CHALLENGE -
Give a verbatim copy of the lines below, minus the pictures.

SOURCE EXCERPT -
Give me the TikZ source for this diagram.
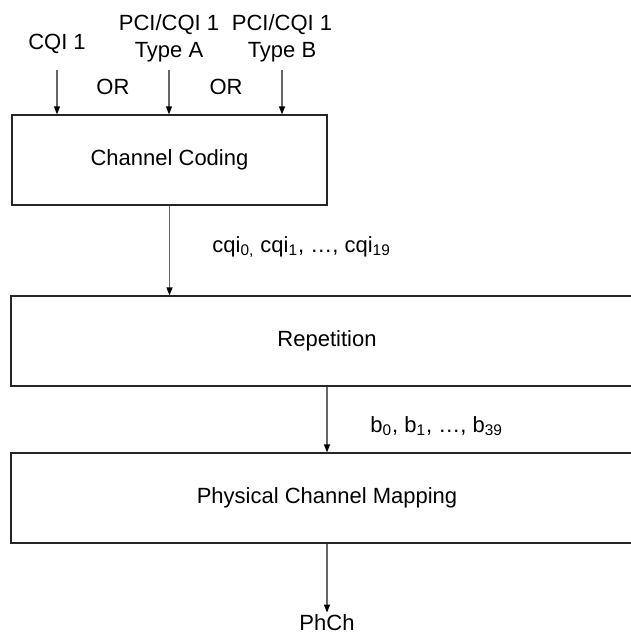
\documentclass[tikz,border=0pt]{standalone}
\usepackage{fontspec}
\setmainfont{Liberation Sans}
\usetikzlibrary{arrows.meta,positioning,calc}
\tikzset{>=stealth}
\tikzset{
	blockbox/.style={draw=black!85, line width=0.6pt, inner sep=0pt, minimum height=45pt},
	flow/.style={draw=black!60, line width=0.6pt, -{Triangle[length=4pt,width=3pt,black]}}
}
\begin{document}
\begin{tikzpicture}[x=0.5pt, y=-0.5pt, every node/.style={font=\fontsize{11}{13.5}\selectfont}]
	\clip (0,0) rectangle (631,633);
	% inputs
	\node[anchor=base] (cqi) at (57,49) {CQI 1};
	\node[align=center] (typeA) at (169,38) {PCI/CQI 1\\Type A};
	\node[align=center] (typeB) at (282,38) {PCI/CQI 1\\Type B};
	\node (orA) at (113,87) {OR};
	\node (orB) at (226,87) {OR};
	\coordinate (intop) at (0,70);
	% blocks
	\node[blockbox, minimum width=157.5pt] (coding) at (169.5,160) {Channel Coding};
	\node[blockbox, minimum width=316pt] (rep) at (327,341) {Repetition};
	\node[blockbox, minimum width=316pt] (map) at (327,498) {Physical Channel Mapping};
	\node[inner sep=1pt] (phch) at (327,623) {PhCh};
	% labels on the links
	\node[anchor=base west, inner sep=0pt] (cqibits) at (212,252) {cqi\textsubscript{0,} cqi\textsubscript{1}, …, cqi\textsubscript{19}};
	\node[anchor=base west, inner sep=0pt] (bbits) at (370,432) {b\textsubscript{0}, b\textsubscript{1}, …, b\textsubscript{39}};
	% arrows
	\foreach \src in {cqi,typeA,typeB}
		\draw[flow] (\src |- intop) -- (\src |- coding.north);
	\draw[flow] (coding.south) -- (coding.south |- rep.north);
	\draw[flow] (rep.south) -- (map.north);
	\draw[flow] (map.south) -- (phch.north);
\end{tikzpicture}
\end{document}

WORKED ANSWER -
Give me the TikZ source for this diagram.
\documentclass[tikz,border=0pt]{standalone}
\usepackage{fontspec}
\setmainfont{Liberation Sans}
\usetikzlibrary{arrows.meta,positioning,calc}
\tikzset{>=stealth}
\tikzset{
	blockbox/.style={draw=black!85, line width=0.6pt, inner sep=0pt, minimum height=45pt},
	flow/.style={draw=black!60, line width=0.6pt, -{Triangle[length=4pt,width=3pt,black]}}
}
\begin{document}
\begin{tikzpicture}[x=0.5pt, y=-0.5pt, every node/.style={font=\fontsize{11}{13.5}\selectfont}]
	\clip (0,0) rectangle (631,633);
	% inputs
	\node[anchor=base] (cqi) at (57,49) {CQI 1};
	\node[align=center] (typeA) at (169,38) {PCI/CQI 1\\Type A};
	\node[align=center] (typeB) at (282,38) {PCI/CQI 1\\Type B};
	\node (orA) at (113,87) {OR};
	\node (orB) at (226,87) {OR};
	\coordinate (intop) at (0,70);
	% blocks
	\node[blockbox, minimum width=157.5pt] (coding) at (169.5,160) {Channel Coding};
	\node[blockbox, minimum width=316pt] (rep) at (327,341) {Repetition};
	\node[blockbox, minimum width=316pt] (map) at (327,498) {Physical Channel Mapping};
	\node[inner sep=1pt] (phch) at (327,623) {PhCh};
	% labels on the links
	\node[anchor=base west, inner sep=0pt] (cqibits) at (212,252) {cqi\textsubscript{0,} cqi\textsubscript{1}, …, cqi\textsubscript{19}};
	\node[anchor=base west, inner sep=0pt] (bbits) at (370,432) {b\textsubscript{0}, b\textsubscript{1}, …, b\textsubscript{39}};
	% arrows
	\foreach \src in {cqi,typeA,typeB}
		\draw[flow] (\src |- intop) -- (\src |- coding.north);
	\draw[flow] (coding.south) -- (coding.south |- rep.north);
	\draw[flow] (rep.south) -- (map.north);
	\draw[flow] (map.south) -- (phch.north);
\end{tikzpicture}
\end{document}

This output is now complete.